Output the material beneath this task exactly, images excluded.

------------------------------------

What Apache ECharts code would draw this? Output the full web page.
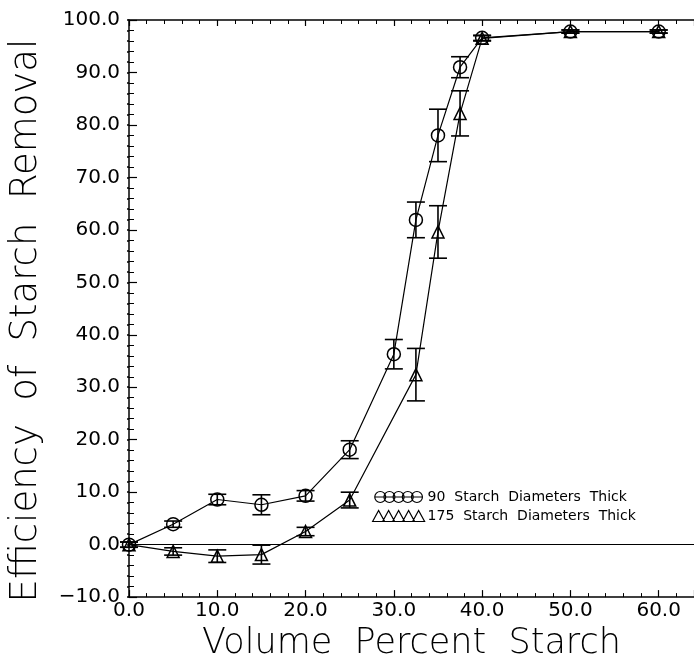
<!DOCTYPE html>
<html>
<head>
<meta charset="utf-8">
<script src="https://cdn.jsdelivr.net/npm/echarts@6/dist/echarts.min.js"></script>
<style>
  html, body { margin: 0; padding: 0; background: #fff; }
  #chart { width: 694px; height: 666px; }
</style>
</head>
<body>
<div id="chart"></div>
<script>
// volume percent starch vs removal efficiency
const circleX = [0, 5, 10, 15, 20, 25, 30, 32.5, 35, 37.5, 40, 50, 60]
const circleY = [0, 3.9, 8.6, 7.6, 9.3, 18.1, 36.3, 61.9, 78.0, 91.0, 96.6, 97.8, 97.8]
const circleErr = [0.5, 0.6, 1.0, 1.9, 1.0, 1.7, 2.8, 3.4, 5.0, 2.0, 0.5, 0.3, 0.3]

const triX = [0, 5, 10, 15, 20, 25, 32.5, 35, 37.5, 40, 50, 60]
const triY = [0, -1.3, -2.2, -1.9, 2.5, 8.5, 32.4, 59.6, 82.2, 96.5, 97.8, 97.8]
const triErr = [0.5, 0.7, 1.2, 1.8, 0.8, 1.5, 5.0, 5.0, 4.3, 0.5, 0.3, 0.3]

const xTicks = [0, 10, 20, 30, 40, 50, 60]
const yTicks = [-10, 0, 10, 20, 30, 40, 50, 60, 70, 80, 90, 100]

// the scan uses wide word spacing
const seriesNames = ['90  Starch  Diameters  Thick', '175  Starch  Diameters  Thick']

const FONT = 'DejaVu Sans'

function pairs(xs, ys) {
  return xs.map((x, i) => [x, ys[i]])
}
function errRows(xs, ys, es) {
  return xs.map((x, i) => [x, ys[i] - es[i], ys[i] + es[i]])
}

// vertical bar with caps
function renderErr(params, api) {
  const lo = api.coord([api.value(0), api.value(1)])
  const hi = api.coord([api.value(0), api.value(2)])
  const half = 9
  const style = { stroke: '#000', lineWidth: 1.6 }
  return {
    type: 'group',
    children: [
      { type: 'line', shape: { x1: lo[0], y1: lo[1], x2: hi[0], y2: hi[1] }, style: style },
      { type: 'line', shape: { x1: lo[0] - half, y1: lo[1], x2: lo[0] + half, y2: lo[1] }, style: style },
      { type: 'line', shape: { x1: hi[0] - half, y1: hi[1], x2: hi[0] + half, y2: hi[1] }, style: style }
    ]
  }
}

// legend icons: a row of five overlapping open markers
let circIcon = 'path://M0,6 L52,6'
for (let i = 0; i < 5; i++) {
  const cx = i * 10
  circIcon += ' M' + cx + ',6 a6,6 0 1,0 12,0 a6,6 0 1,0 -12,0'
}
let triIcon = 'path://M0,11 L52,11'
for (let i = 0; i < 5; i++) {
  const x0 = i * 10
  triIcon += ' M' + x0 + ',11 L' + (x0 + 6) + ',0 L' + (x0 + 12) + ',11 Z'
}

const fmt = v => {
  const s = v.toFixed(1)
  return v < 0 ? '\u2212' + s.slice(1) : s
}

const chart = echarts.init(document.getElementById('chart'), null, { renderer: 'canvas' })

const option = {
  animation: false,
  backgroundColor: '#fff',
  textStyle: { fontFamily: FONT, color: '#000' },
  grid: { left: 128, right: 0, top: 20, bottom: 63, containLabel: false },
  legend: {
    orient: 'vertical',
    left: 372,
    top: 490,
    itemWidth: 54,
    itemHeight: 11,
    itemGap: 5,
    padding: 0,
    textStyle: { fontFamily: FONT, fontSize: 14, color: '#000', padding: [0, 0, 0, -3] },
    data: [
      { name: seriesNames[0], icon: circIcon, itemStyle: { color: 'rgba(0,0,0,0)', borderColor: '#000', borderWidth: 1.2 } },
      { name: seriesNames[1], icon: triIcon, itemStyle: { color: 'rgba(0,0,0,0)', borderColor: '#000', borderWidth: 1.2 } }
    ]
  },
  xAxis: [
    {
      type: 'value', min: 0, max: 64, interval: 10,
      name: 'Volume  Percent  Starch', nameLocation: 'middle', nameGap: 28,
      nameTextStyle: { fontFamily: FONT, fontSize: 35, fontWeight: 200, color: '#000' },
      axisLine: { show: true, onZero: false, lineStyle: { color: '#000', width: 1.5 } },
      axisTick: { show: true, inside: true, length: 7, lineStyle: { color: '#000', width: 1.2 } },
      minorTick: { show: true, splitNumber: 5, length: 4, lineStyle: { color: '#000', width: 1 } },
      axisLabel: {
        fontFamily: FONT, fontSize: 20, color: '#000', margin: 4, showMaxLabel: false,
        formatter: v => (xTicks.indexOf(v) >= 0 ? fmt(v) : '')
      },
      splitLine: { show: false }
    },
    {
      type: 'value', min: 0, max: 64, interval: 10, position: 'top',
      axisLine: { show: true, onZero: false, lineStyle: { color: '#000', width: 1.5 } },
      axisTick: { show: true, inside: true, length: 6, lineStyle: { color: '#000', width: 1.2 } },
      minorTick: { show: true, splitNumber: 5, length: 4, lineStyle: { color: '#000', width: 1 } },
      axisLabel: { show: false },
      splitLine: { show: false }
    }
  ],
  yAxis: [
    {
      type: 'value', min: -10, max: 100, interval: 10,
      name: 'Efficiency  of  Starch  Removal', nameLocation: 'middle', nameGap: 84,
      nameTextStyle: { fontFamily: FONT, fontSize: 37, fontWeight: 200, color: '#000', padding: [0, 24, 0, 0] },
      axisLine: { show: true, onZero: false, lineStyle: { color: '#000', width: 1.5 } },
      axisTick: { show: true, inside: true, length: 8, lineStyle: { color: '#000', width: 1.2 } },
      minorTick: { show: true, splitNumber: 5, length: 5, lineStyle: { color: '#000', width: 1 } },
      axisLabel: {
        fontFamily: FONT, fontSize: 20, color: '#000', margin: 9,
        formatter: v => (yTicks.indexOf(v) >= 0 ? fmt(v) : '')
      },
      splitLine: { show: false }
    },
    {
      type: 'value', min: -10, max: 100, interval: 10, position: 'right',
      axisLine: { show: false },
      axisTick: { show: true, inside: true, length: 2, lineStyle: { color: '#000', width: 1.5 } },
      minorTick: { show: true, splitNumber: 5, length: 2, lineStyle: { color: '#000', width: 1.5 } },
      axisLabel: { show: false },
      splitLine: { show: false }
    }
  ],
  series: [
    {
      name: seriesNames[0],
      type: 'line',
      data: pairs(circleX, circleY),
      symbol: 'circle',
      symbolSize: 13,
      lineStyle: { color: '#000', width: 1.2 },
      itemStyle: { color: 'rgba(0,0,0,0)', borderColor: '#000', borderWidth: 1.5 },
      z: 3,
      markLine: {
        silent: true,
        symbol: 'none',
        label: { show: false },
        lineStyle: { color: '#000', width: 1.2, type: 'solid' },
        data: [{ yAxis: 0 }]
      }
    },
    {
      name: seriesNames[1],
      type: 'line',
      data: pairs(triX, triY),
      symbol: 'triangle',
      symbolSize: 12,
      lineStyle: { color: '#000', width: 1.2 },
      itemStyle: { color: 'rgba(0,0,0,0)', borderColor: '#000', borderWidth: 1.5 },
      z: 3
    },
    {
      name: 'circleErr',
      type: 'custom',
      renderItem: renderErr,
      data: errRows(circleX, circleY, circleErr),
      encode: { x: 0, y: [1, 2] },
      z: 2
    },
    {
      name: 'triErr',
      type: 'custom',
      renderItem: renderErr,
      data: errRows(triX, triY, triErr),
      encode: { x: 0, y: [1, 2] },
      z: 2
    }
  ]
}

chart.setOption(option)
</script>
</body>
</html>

------------------------------------

# FULL OUTPUT:
What Apache ECharts code would draw this? Output the full web page.
<!DOCTYPE html>
<html>
<head>
<meta charset="utf-8">
<script src="https://cdn.jsdelivr.net/npm/echarts@6/dist/echarts.min.js"></script>
<style>
  html, body { margin: 0; padding: 0; background: #fff; }
  #chart { width: 694px; height: 666px; }
</style>
</head>
<body>
<div id="chart"></div>
<script>
// volume percent starch vs removal efficiency
const circleX = [0, 5, 10, 15, 20, 25, 30, 32.5, 35, 37.5, 40, 50, 60]
const circleY = [0, 3.9, 8.6, 7.6, 9.3, 18.1, 36.3, 61.9, 78.0, 91.0, 96.6, 97.8, 97.8]
const circleErr = [0.5, 0.6, 1.0, 1.9, 1.0, 1.7, 2.8, 3.4, 5.0, 2.0, 0.5, 0.3, 0.3]

const triX = [0, 5, 10, 15, 20, 25, 32.5, 35, 37.5, 40, 50, 60]
const triY = [0, -1.3, -2.2, -1.9, 2.5, 8.5, 32.4, 59.6, 82.2, 96.5, 97.8, 97.8]
const triErr = [0.5, 0.7, 1.2, 1.8, 0.8, 1.5, 5.0, 5.0, 4.3, 0.5, 0.3, 0.3]

const xTicks = [0, 10, 20, 30, 40, 50, 60]
const yTicks = [-10, 0, 10, 20, 30, 40, 50, 60, 70, 80, 90, 100]

// the scan uses wide word spacing
const seriesNames = ['90  Starch  Diameters  Thick', '175  Starch  Diameters  Thick']

const FONT = 'DejaVu Sans'

function pairs(xs, ys) {
  return xs.map((x, i) => [x, ys[i]])
}
function errRows(xs, ys, es) {
  return xs.map((x, i) => [x, ys[i] - es[i], ys[i] + es[i]])
}

// vertical bar with caps
function renderErr(params, api) {
  const lo = api.coord([api.value(0), api.value(1)])
  const hi = api.coord([api.value(0), api.value(2)])
  const half = 9
  const style = { stroke: '#000', lineWidth: 1.6 }
  return {
    type: 'group',
    children: [
      { type: 'line', shape: { x1: lo[0], y1: lo[1], x2: hi[0], y2: hi[1] }, style: style },
      { type: 'line', shape: { x1: lo[0] - half, y1: lo[1], x2: lo[0] + half, y2: lo[1] }, style: style },
      { type: 'line', shape: { x1: hi[0] - half, y1: hi[1], x2: hi[0] + half, y2: hi[1] }, style: style }
    ]
  }
}

// legend icons: a row of five overlapping open markers
let circIcon = 'path://M0,6 L52,6'
for (let i = 0; i < 5; i++) {
  const cx = i * 10
  circIcon += ' M' + cx + ',6 a6,6 0 1,0 12,0 a6,6 0 1,0 -12,0'
}
let triIcon = 'path://M0,11 L52,11'
for (let i = 0; i < 5; i++) {
  const x0 = i * 10
  triIcon += ' M' + x0 + ',11 L' + (x0 + 6) + ',0 L' + (x0 + 12) + ',11 Z'
}

const fmt = v => {
  const s = v.toFixed(1)
  return v < 0 ? '\u2212' + s.slice(1) : s
}

const chart = echarts.init(document.getElementById('chart'), null, { renderer: 'canvas' })

const option = {
  animation: false,
  backgroundColor: '#fff',
  textStyle: { fontFamily: FONT, color: '#000' },
  grid: { left: 128, right: 0, top: 20, bottom: 63, containLabel: false },
  legend: {
    orient: 'vertical',
    left: 372,
    top: 490,
    itemWidth: 54,
    itemHeight: 11,
    itemGap: 5,
    padding: 0,
    textStyle: { fontFamily: FONT, fontSize: 14, color: '#000', padding: [0, 0, 0, -3] },
    data: [
      { name: seriesNames[0], icon: circIcon, itemStyle: { color: 'rgba(0,0,0,0)', borderColor: '#000', borderWidth: 1.2 } },
      { name: seriesNames[1], icon: triIcon, itemStyle: { color: 'rgba(0,0,0,0)', borderColor: '#000', borderWidth: 1.2 } }
    ]
  },
  xAxis: [
    {
      type: 'value', min: 0, max: 64, interval: 10,
      name: 'Volume  Percent  Starch', nameLocation: 'middle', nameGap: 28,
      nameTextStyle: { fontFamily: FONT, fontSize: 35, fontWeight: 200, color: '#000' },
      axisLine: { show: true, onZero: false, lineStyle: { color: '#000', width: 1.5 } },
      axisTick: { show: true, inside: true, length: 7, lineStyle: { color: '#000', width: 1.2 } },
      minorTick: { show: true, splitNumber: 5, length: 4, lineStyle: { color: '#000', width: 1 } },
      axisLabel: {
        fontFamily: FONT, fontSize: 20, color: '#000', margin: 4, showMaxLabel: false,
        formatter: v => (xTicks.indexOf(v) >= 0 ? fmt(v) : '')
      },
      splitLine: { show: false }
    },
    {
      type: 'value', min: 0, max: 64, interval: 10, position: 'top',
      axisLine: { show: true, onZero: false, lineStyle: { color: '#000', width: 1.5 } },
      axisTick: { show: true, inside: true, length: 6, lineStyle: { color: '#000', width: 1.2 } },
      minorTick: { show: true, splitNumber: 5, length: 4, lineStyle: { color: '#000', width: 1 } },
      axisLabel: { show: false },
      splitLine: { show: false }
    }
  ],
  yAxis: [
    {
      type: 'value', min: -10, max: 100, interval: 10,
      name: 'Efficiency  of  Starch  Removal', nameLocation: 'middle', nameGap: 84,
      nameTextStyle: { fontFamily: FONT, fontSize: 37, fontWeight: 200, color: '#000', padding: [0, 24, 0, 0] },
      axisLine: { show: true, onZero: false, lineStyle: { color: '#000', width: 1.5 } },
      axisTick: { show: true, inside: true, length: 8, lineStyle: { color: '#000', width: 1.2 } },
      minorTick: { show: true, splitNumber: 5, length: 5, lineStyle: { color: '#000', width: 1 } },
      axisLabel: {
        fontFamily: FONT, fontSize: 20, color: '#000', margin: 9,
        formatter: v => (yTicks.indexOf(v) >= 0 ? fmt(v) : '')
      },
      splitLine: { show: false }
    },
    {
      type: 'value', min: -10, max: 100, interval: 10, position: 'right',
      axisLine: { show: false },
      axisTick: { show: true, inside: true, length: 2, lineStyle: { color: '#000', width: 1.5 } },
      minorTick: { show: true, splitNumber: 5, length: 2, lineStyle: { color: '#000', width: 1.5 } },
      axisLabel: { show: false },
      splitLine: { show: false }
    }
  ],
  series: [
    {
      name: seriesNames[0],
      type: 'line',
      data: pairs(circleX, circleY),
      symbol: 'circle',
      symbolSize: 13,
      lineStyle: { color: '#000', width: 1.2 },
      itemStyle: { color: 'rgba(0,0,0,0)', borderColor: '#000', borderWidth: 1.5 },
      z: 3,
      markLine: {
        silent: true,
        symbol: 'none',
        label: { show: false },
        lineStyle: { color: '#000', width: 1.2, type: 'solid' },
        data: [{ yAxis: 0 }]
      }
    },
    {
      name: seriesNames[1],
      type: 'line',
      data: pairs(triX, triY),
      symbol: 'triangle',
      symbolSize: 12,
      lineStyle: { color: '#000', width: 1.2 },
      itemStyle: { color: 'rgba(0,0,0,0)', borderColor: '#000', borderWidth: 1.5 },
      z: 3
    },
    {
      name: 'circleErr',
      type: 'custom',
      renderItem: renderErr,
      data: errRows(circleX, circleY, circleErr),
      encode: { x: 0, y: [1, 2] },
      z: 2
    },
    {
      name: 'triErr',
      type: 'custom',
      renderItem: renderErr,
      data: errRows(triX, triY, triErr),
      encode: { x: 0, y: [1, 2] },
      z: 2
    }
  ]
}

chart.setOption(option)
</script>
</body>
</html>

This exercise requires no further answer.